Emerging markets currencies and government bonds have seen an uncomfortable sell-off in recent weeks. Will it endure?
- The unexpected rise in the US Dollar has prompted weakness in emerging market debt
- Emerging markets had started to look like a crowded trade
- The fundamentals and valuations still look reasonable for most emerging markets
It has been a tough few weeks for emerging market bonds and currencies. The unexpected rise in the US Dollar has prompted a sell-off, denting the ‘Goldilocks’ scenario that had run through most of 2017. For investors who had looked to emerging markets as a source of higher yields, this is a blow. Is it a long-term problem?
Emerging markets had been resilient through the early part of 2018 as volatility spiked in developed market equities. However, the rise in the Dollar came as a shock – there had been widespread consensus that the Dollar was in a long-term bear trend. Emerging markets had started to look like a crowded trade and a strengthening of the US currency pricked the bubble.
The resulting slide in emerging market currencies and bonds has threatened the prevailing view that emerging markets are in a sweet spot, with improving fundamentals and attractive valuations. Emerging markets had been considered a key beneficiary of the synchronised growth in the global economy and fund flows had been robust.
To what extent does this recent wobble challenge that view? Sergio Trigo Paz, head of global emerging markets fixed income at BlackRock, believes that the fundamentals for emerging market debt remain strong: “Fundamentals have been improving over the past three years and many countries have shown stronger economic growth since the start of the year. Many have enjoyed a windfall from higher oil prices, which has helped them increase their fiscal surplus or reduce their current account deficits. This remains the key reason to allocate to emerging markets.”
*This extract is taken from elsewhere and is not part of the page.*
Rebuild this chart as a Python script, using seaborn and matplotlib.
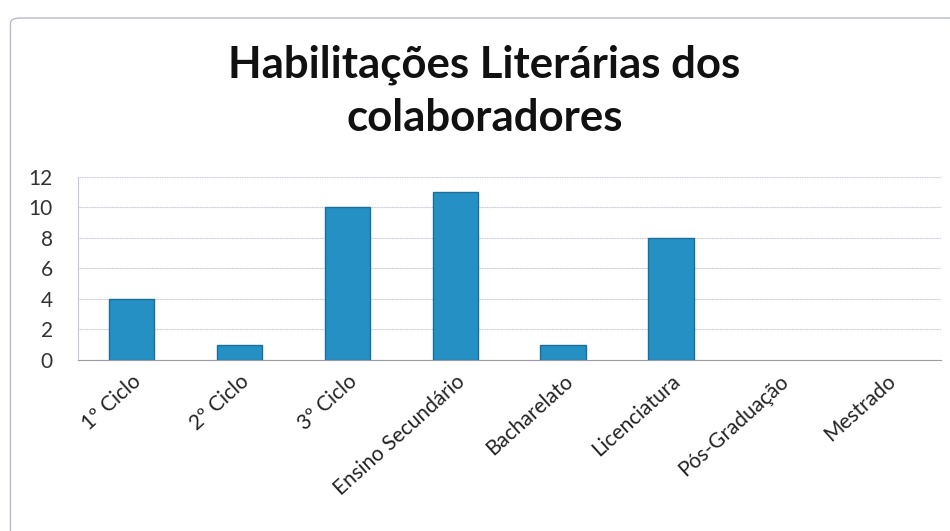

He also points out that valuations are cheaper at the same time as many of the uncertainties – the direction of the Dollar, US interest rates - have been resolved. If anything, he argues, this should make investors more enthusiastic about the asset class than at the start of the year.
However, discernment is key. There are some countries with higher Dollar debt and economic difficulties that are particularly vulnerable to a strengthening in the currency. Turkey stands out, as do Argentina and Romania. All have short-term funding needs. Those with surpluses or no near-term funding needs are less vulnerable.
Nevertheless, there is a risk of contagion. It is difficult to sell down Turkey and retain India. Investors are more likely to pare back their exposure to the asset class as a whole. As such, while the problem may be isolated, its impact may not be.